Античный художественный образ заключал в себе такой смысл, который был и многократным - и единичным, и обобщенным - и буквальным, и распространенным - и однозначным. Так, Софокл давал драму о Филоктете - об определенном герое одного из мифов. Этот миф, этот герой были узки по значеНию. Но в сюжете софокловской трагедии дело вовсе не в Филоктете. Кому тепло или холодно, что Филоктета бросили на Лемносе? Если б Филоктет был Адонисом, и его ранил бы зверь, иЛи если б Адониса покинули на Лемносе (мог же там "трагически" очутиться Гефест) - над судьбой бога поплакала бы община, и только; сам этот факт по себе имел бы самодовлеющее значение.

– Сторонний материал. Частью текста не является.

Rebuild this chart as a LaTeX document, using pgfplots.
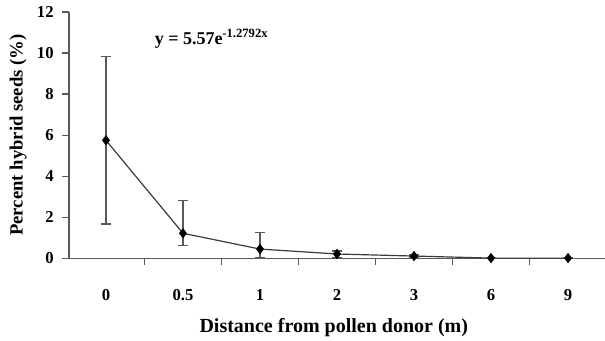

Но в художественном отображении узкий факт получал обобщающую широту. То, что с Филоктетом обошлись коварно, превратило его пребывание на Лемносе в глубокую драму, и даже не в одном религиозно-этическом плане, но еще шире, в драму поруганного человека. В античном искусстве больше конкретно-филоктетовского, чем, скажем, у Шекспира. Героем трагедии не мог быть человек, сюжетом о нем - социальная реальность. Это должен был быть непременно конкретный миф, в котором действовал конкретный герой. В противоположность Шекспиру миф и "герой" не представляли собой условностей традиционного литературного стиля ("готового сюжета"), но имели в мышлении Софокла реальное значение, значение исторического факта.